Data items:
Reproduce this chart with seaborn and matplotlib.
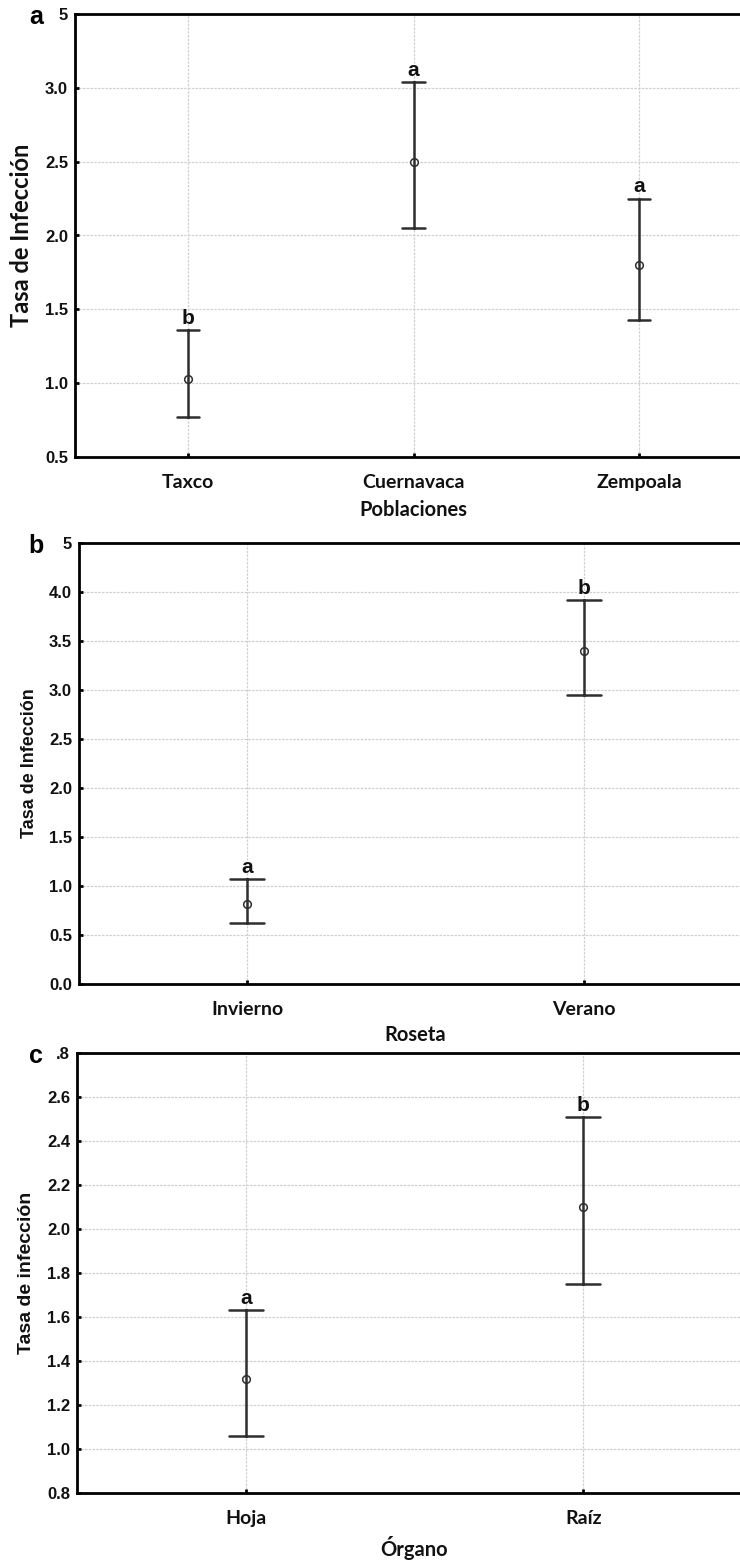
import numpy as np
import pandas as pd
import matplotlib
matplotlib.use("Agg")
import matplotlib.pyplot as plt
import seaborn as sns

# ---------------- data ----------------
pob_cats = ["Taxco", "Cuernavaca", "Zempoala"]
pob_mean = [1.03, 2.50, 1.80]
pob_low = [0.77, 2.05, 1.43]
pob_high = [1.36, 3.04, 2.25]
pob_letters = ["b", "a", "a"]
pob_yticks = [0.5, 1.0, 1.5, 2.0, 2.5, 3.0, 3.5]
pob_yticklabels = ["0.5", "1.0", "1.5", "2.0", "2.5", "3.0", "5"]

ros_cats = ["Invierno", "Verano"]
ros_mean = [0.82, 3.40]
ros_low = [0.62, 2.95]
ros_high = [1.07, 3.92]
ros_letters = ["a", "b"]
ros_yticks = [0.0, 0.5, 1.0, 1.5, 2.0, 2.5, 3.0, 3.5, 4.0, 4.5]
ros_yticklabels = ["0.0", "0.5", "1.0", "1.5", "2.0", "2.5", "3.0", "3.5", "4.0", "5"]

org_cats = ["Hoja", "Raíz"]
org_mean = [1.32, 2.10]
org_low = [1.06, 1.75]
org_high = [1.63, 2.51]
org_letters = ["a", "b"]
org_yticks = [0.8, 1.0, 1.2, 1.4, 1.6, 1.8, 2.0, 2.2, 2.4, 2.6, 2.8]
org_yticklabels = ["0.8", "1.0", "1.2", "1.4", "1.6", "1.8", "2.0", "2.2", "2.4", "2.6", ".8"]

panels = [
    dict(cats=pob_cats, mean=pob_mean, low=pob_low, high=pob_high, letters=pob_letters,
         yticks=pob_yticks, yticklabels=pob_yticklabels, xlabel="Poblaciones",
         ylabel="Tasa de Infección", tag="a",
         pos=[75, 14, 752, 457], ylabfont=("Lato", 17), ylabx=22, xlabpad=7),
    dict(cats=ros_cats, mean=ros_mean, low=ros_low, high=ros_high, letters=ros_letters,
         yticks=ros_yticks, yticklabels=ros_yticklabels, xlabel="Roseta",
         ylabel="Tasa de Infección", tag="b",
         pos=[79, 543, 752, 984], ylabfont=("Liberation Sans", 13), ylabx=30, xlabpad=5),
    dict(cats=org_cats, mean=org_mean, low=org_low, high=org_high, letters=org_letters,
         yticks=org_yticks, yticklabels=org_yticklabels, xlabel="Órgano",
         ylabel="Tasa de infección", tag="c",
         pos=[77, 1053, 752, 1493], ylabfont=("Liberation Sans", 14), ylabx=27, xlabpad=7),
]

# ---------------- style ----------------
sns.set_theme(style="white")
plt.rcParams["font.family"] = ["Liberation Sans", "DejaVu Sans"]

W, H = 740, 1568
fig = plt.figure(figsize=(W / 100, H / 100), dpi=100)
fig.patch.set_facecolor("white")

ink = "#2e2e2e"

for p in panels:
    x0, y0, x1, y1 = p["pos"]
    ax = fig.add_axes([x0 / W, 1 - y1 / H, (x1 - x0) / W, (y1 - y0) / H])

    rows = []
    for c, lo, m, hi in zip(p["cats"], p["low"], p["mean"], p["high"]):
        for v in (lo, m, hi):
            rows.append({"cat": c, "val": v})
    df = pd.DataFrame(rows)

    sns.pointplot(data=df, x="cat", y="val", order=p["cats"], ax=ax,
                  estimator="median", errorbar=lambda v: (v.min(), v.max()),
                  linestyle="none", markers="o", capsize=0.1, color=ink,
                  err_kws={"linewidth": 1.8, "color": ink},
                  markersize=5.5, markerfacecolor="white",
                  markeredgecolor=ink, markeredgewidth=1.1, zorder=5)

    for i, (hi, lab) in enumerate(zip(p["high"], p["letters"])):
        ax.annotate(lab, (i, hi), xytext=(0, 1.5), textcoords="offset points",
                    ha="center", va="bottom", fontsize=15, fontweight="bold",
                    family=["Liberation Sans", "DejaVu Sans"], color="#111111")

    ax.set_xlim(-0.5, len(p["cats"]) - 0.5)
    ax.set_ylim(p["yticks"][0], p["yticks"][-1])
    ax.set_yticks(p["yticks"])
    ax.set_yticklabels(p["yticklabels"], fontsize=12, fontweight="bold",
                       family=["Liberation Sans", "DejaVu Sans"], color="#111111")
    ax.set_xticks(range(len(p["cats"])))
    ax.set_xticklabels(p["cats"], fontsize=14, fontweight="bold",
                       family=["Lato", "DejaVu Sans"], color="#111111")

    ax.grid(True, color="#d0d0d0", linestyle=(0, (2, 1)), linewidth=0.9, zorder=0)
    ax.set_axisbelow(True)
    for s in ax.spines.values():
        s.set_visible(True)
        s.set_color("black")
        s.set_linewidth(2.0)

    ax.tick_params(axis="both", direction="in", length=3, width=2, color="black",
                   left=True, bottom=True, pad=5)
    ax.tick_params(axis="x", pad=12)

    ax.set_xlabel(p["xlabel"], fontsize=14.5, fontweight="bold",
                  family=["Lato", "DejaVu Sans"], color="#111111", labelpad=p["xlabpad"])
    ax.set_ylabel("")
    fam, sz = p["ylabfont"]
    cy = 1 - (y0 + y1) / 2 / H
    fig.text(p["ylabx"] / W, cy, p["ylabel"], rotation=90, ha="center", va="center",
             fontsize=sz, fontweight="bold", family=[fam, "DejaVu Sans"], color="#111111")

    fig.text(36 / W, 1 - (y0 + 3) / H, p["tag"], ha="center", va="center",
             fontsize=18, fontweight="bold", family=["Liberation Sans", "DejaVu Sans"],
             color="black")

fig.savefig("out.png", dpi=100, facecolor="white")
* * *
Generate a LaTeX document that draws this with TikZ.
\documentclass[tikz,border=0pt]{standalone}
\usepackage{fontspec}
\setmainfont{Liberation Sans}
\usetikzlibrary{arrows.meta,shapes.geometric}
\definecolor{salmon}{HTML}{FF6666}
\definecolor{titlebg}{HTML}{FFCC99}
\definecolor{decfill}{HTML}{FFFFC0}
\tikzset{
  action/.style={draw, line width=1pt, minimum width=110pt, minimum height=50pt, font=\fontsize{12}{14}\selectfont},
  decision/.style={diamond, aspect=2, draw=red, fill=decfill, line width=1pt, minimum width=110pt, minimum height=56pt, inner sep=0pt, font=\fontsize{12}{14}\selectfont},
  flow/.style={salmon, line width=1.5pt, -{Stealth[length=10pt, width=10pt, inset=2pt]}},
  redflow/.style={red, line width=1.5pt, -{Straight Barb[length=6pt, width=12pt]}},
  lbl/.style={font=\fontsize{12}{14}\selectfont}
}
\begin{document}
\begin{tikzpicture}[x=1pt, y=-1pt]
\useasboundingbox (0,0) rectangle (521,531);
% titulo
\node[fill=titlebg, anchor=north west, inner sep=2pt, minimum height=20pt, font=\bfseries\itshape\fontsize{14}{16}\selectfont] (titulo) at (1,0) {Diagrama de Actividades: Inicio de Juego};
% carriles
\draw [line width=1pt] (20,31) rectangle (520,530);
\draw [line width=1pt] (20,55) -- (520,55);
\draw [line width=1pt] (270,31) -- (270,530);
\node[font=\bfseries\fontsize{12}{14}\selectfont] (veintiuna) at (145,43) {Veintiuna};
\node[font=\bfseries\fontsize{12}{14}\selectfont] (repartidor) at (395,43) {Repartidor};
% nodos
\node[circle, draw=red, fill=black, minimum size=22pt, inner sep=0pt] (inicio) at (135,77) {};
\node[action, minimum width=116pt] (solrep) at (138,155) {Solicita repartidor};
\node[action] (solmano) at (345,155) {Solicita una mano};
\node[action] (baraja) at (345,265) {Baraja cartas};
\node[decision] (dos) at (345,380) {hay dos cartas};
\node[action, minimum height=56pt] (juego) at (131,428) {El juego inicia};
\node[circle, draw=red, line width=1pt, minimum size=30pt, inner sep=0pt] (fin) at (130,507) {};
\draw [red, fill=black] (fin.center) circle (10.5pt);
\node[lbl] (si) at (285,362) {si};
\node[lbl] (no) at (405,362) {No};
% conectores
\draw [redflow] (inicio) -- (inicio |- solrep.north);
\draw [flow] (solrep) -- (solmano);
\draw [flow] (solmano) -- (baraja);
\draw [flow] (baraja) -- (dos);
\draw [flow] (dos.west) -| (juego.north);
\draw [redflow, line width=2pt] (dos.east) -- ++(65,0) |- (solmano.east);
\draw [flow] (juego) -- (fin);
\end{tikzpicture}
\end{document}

- _Written problem_
Copy the lines above exactly, starting at the one with "Reproduce this chart" and ending at the one with "import seaborn as sns", both included. Leave out any pictures and add nothing else.

- _Task result_
Reproduce this chart with seaborn and matplotlib.
import numpy as np
import pandas as pd
import matplotlib
matplotlib.use("Agg")
import matplotlib.pyplot as plt
import seaborn as sns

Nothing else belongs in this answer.